I’m in the process of becoming trained as a yoga teacher, and the nine-month-long training includes writing a number of papers. I’ll post them here because, well, that’s what I do.

The first two were observations on yamas and niyamas. This is my niyama paper, which I wrote earlier this month.

“Everything is OK.”

Earlier this week, my yoga teacher began class with that statement. It was especially powerful because I knew she had reasons to feel otherwise. But that was exactly her point during that day’s practice: Happiness is fleeting, and often based on our circumstances. Santosha, or contentment, comes from a deeper place.

Most of the time, I operate from that mindset. I can’t say everything in my life is perfect, but overall, life is pretty darn good. I’m alive and well, and I’m surrounded by people who love me and whom I love. The rest are just details.

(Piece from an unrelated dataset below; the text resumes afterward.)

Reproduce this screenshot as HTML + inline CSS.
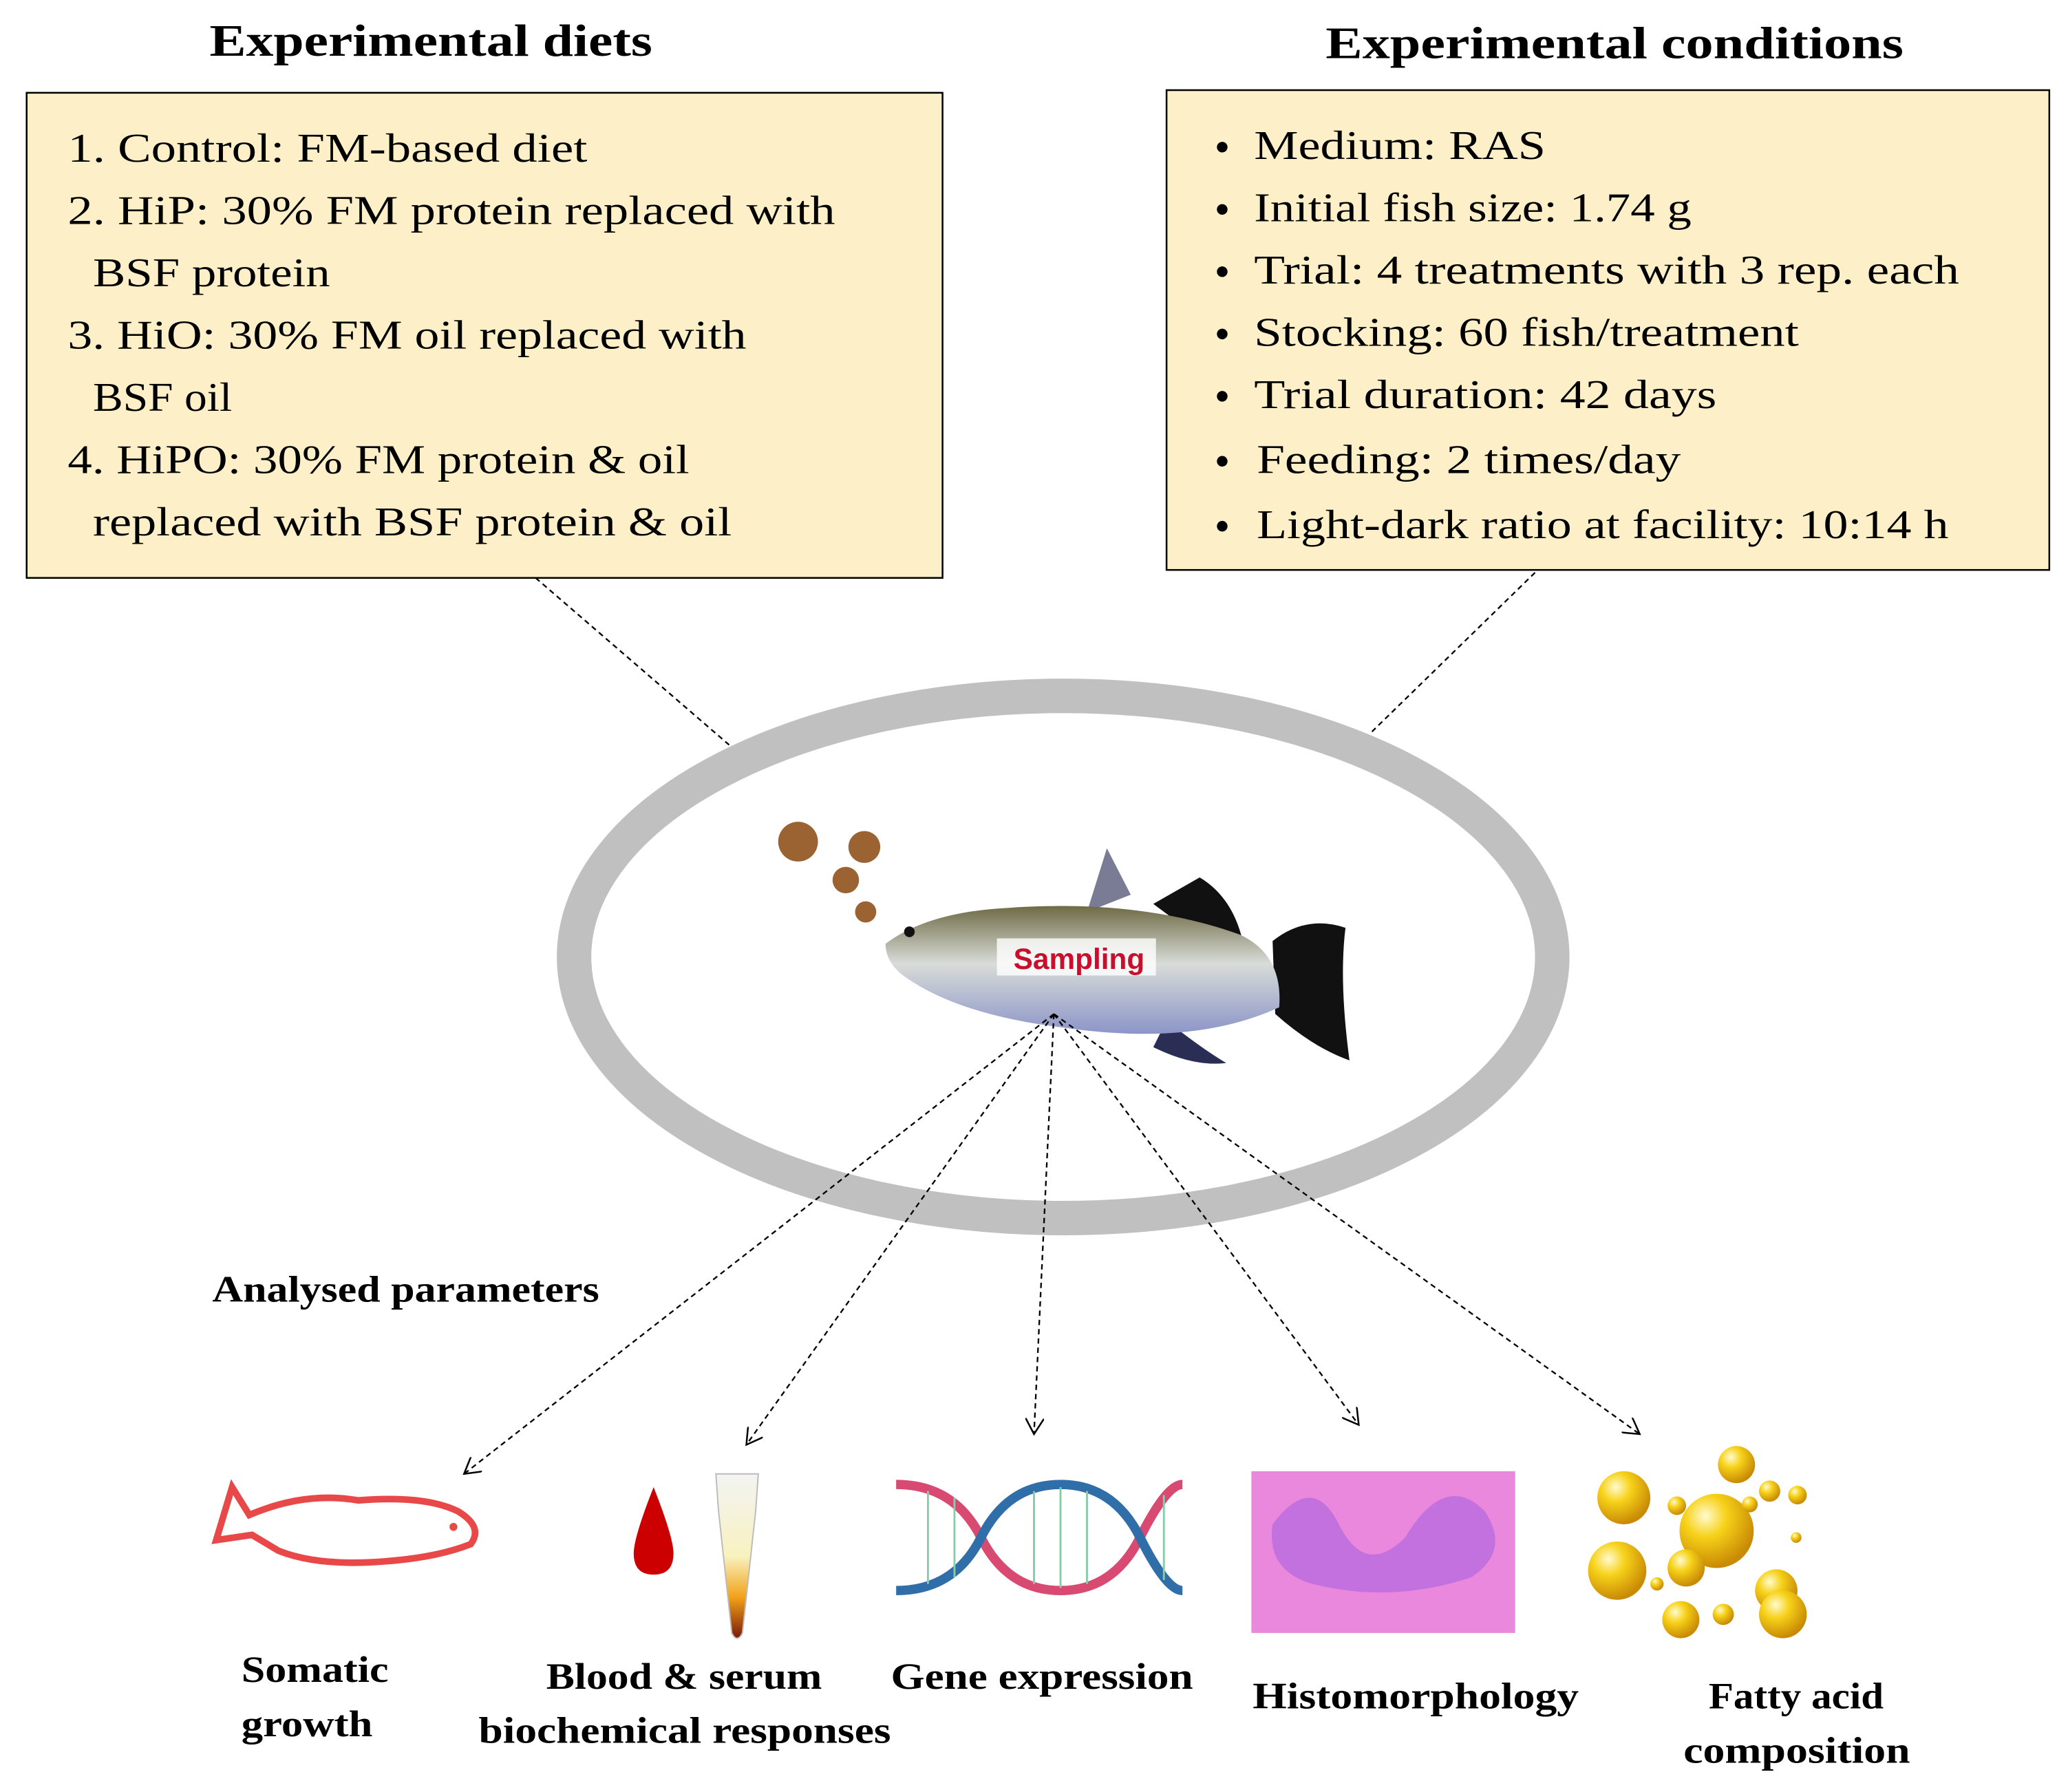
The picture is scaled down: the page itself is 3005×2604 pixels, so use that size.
<!DOCTYPE html>
<html><head><meta charset="utf-8"><style>
html,body{margin:0;padding:0;background:#fff}
svg{display:block}
text{font-family:"Liberation Serif",serif;fill:#000}
.b{font-weight:bold}
</style></head><body>
<svg width="3005" height="2604" viewBox="0 0 1560 1352" xmlns="http://www.w3.org/2000/svg">
<defs>
<marker id="ah" markerWidth="14" markerHeight="14" refX="12" refY="7" orient="auto" markerUnits="userSpaceOnUse">
<path d="M0,0 L12,7 L0,14" fill="none" stroke="#000" stroke-width="1.3"/></marker>
<radialGradient id="gold" cx="0.35" cy="0.3" r="0.7"><stop offset="0" stop-color="#fffbd0"/><stop offset="0.4" stop-color="#f7d21a"/><stop offset="1" stop-color="#c98a05"/></radialGradient>
<linearGradient id="fishg" x1="0" y1="0" x2="0" y2="1"><stop offset="0" stop-color="#6e6a45"/><stop offset="0.45" stop-color="#d8dcd8"/><stop offset="1" stop-color="#8c95c8"/></linearGradient>
<linearGradient id="tube" x1="0" y1="0" x2="0" y2="1"><stop offset="0" stop-color="#f3f3f3"/><stop offset="0.5" stop-color="#f8f2c0"/><stop offset="0.75" stop-color="#f2a21a"/><stop offset="1" stop-color="#7a1a08"/></linearGradient>
</defs>

<text x="158" y="42" class="b" font-size="34" textLength="334" lengthAdjust="spacingAndGlyphs">Experimental diets</text>
<text x="1000" y="44" class="b" font-size="34" textLength="436" lengthAdjust="spacingAndGlyphs">Experimental conditions</text>

<rect x="20" y="70" width="691" height="366" fill="#fdf0c8" stroke="#000" stroke-width="1.3"/>
<g font-size="31" lengthAdjust="spacingAndGlyphs">
<text x="51" y="122" textLength="392" lengthAdjust="spacingAndGlyphs">1. Control: FM-based diet</text>
<text x="51" y="169" textLength="579" lengthAdjust="spacingAndGlyphs">2. HiP: 30% FM protein replaced with</text>
<text x="70" y="216" textLength="179" lengthAdjust="spacingAndGlyphs">BSF protein</text>
<text x="51" y="263" textLength="512" lengthAdjust="spacingAndGlyphs">3. HiO: 30% FM oil replaced with</text>
<text x="70" y="310" textLength="105" lengthAdjust="spacingAndGlyphs">BSF oil</text>
<text x="51" y="357" textLength="469" lengthAdjust="spacingAndGlyphs">4. HiPO: 30% FM protein &amp; oil</text>
<text x="70" y="404" textLength="482" lengthAdjust="spacingAndGlyphs">replaced with BSF protein &amp; oil</text>
</g>

<rect x="880" y="68" width="666" height="362" fill="#fdf0c8" stroke="#000" stroke-width="1.3"/>
<g font-size="31">
<g fill="#000"><circle cx="922" cy="111" r="4"/><circle cx="922" cy="158" r="4"/><circle cx="922" cy="205" r="4"/><circle cx="922" cy="252" r="4"/><circle cx="922" cy="299" r="4"/><circle cx="922" cy="348" r="4"/><circle cx="922" cy="397" r="4"/></g>
<text x="946" y="120" textLength="220" lengthAdjust="spacingAndGlyphs">Medium: RAS</text>
<text x="946" y="167" textLength="330" lengthAdjust="spacingAndGlyphs">Initial fish size: 1.74 g</text>
<text x="946" y="214" textLength="532" lengthAdjust="spacingAndGlyphs">Trial: 4 treatments with 3 rep. each</text>
<text x="946" y="261" textLength="411" lengthAdjust="spacingAndGlyphs">Stocking: 60 fish/treatment</text>
<text x="946" y="308" textLength="349" lengthAdjust="spacingAndGlyphs">Trial duration: 42 days</text>
<text x="948" y="357" textLength="320" lengthAdjust="spacingAndGlyphs">Feeding: 2 times/day</text>
<text x="948" y="406" textLength="522" lengthAdjust="spacingAndGlyphs">Light-dark ratio at facility: 10:14 h</text>
</g>

<g stroke="#000" stroke-width="1.2" stroke-dasharray="4,3" fill="none">
<line x1="404" y1="436" x2="550" y2="562"/>
<line x1="1158" y1="432" x2="1035" y2="552"/>
</g>

<ellipse cx="802" cy="722" rx="369" ry="197" fill="none" stroke="#c0c0c0" stroke-width="26"/>

<g fill="#9b6232"><circle cx="602" cy="635" r="15"/><circle cx="652" cy="639" r="12"/><circle cx="638" cy="664" r="10"/><circle cx="653" cy="688" r="8"/></g>
<path d="M870,682 L905,662 Q935,680 940,725 L905,708Z" fill="#111"/>
<path d="M960,710 Q985,690 1015,700 Q1010,740 1018,800 Q990,790 962,765Z" fill="#111"/>
<path d="M835,640 L853,675 L820,688Z" fill="#7a7c95"/>
<path d="M880,770 Q905,790 925,802 Q900,805 870,790Z" fill="#2a2e55"/>
<path d="M668,712 Q700,688 760,685 Q860,678 935,705 Q968,720 965,760 Q900,790 800,775 Q720,765 680,735 Q668,725 668,712Z" fill="url(#fishg)"/>
<circle cx="686" cy="703" r="4" fill="#111"/>
<rect x="752" y="708" width="120" height="28" fill="#fff" opacity="0.8"/>
<text x="814" y="731" font-family="Liberation Sans,sans-serif" font-weight="bold" font-size="22" style="fill:#c8102e;font-family:'Liberation Sans',sans-serif" text-anchor="middle">Sampling</text>

<g stroke="#000" stroke-width="1.2" stroke-dasharray="4,3" fill="none" marker-end="url(#ah)">
<line x1="795" y1="765" x2="350" y2="1112"/>
<line x1="795" y1="765" x2="563" y2="1090"/>
<line x1="795" y1="765" x2="780" y2="1082"/>
<line x1="795" y1="765" x2="1025" y2="1075"/>
<line x1="795" y1="765" x2="1237" y2="1082"/>
</g>

<text x="160" y="982" class="b" font-size="28" textLength="292" lengthAdjust="spacingAndGlyphs">Analysed parameters</text>

<path d="M175,1122 L188,1143 Q230,1125 270,1132 Q320,1128 345,1140 Q365,1152 355,1165 Q330,1175 290,1178 Q240,1182 210,1170 L190,1158 L163,1162 Z" fill="none" stroke="#e84848" stroke-width="5"/>
<circle cx="342" cy="1152" r="3" fill="#e84848"/>
<path d="M493,1122 Q478,1160 478,1172 Q478,1188 493,1188 Q508,1188 508,1172 Q508,1160 493,1122Z" fill="#cc0000"/>
<path d="M540,1112 L572,1112 L570,1140 L560,1232 Q556,1240 552,1232 L542,1140Z" fill="url(#tube)" stroke="#bbb" stroke-width="1"/>
<g fill="none" stroke-width="7">
<path d="M676,1120 Q720,1120 740,1160 Q760,1200 800,1200 Q840,1200 860,1160 Q880,1120 892,1120" stroke="#d84a72"/>
<path d="M676,1200 Q720,1200 740,1160 Q760,1120 800,1120 Q840,1120 860,1160 Q880,1200 892,1200" stroke="#2f6ea8"/>
</g>
<g stroke="#8ca" stroke-width="1.5"><line x1="700" y1="1125" x2="700" y2="1195"/><line x1="720" y1="1130" x2="720" y2="1190"/><line x1="780" y1="1125" x2="780" y2="1195"/><line x1="800" y1="1122" x2="800" y2="1198"/><line x1="820" y1="1125" x2="820" y2="1195"/><line x1="878" y1="1128" x2="878" y2="1192"/></g>
<path d="M944,1110 L1143,1110 L1143,1232 L944,1232Z" fill="#e988dc"/>
<path d="M960,1150 Q990,1110 1010,1150 Q1030,1190 1060,1160 Q1090,1110 1120,1140 Q1140,1170 1110,1190 Q1050,1210 990,1195 Q955,1185 960,1150Z" fill="#b86be0" opacity="0.8"/>
<g fill="url(#gold)">
<circle cx="1225" cy="1130" r="20"/><circle cx="1310" cy="1105" r="14"/><circle cx="1295" cy="1155" r="28"/><circle cx="1220" cy="1185" r="22"/>
<circle cx="1272" cy="1183" r="14"/><circle cx="1340" cy="1200" r="16"/><circle cx="1345" cy="1218" r="18"/><circle cx="1268" cy="1222" r="14"/>
<circle cx="1335" cy="1125" r="8"/><circle cx="1356" cy="1128" r="7"/><circle cx="1265" cy="1136" r="7"/><circle cx="1300" cy="1218" r="8"/><circle cx="1250" cy="1195" r="5"/><circle cx="1355" cy="1160" r="4"/><circle cx="1320" cy="1135" r="6"/>
</g>

<g class="b" font-size="28" font-weight="bold">
<text x="182" y="1269" textLength="111" lengthAdjust="spacingAndGlyphs">Somatic</text>
<text x="182" y="1310" textLength="99" lengthAdjust="spacingAndGlyphs">growth</text>
<text x="412" y="1274" textLength="208" lengthAdjust="spacingAndGlyphs">Blood &amp; serum</text>
<text x="361" y="1315" textLength="311" lengthAdjust="spacingAndGlyphs">biochemical responses</text>
<text x="672" y="1274" textLength="228" lengthAdjust="spacingAndGlyphs">Gene expression</text>
<text x="945" y="1289" textLength="246" lengthAdjust="spacingAndGlyphs">Histomorphology</text>
<text x="1289" y="1289" textLength="132" lengthAdjust="spacingAndGlyphs">Fatty acid</text>
<text x="1270" y="1330" textLength="171" lengthAdjust="spacingAndGlyphs">composition</text>
</g>
</svg>
</body></html>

But I’m also clinically depressed, which can make me lose perspective perhaps even more easily than the average person. A minor problem can quickly cloud my vision, leaving me thinking that life as I know it is over.

I’ve seen that frequently in the process of writing my first book. There have been many moments when I wonder why this terrible thing is happening to me. How did I get myself into this? Will life ever be the same again?

When I take a deep breath and reset my perspective, I remember that this is exactly what I’ve always hoped for. I’ve wanted to write a book (or several dozen!) since I was in elementary school. Now I have that opportunity, with assurance that it will be published.

Taking a moment to slow down and reflect on reality, rather than my perspective-distorting insecurities, can remind me that everything is, in fact, OK. The worst that can happen is unlikely to become reality, and the truth is that I lead a pretty nice life. Contentment isn’t based so much on the circumstances, but age and life experience have increased my understanding.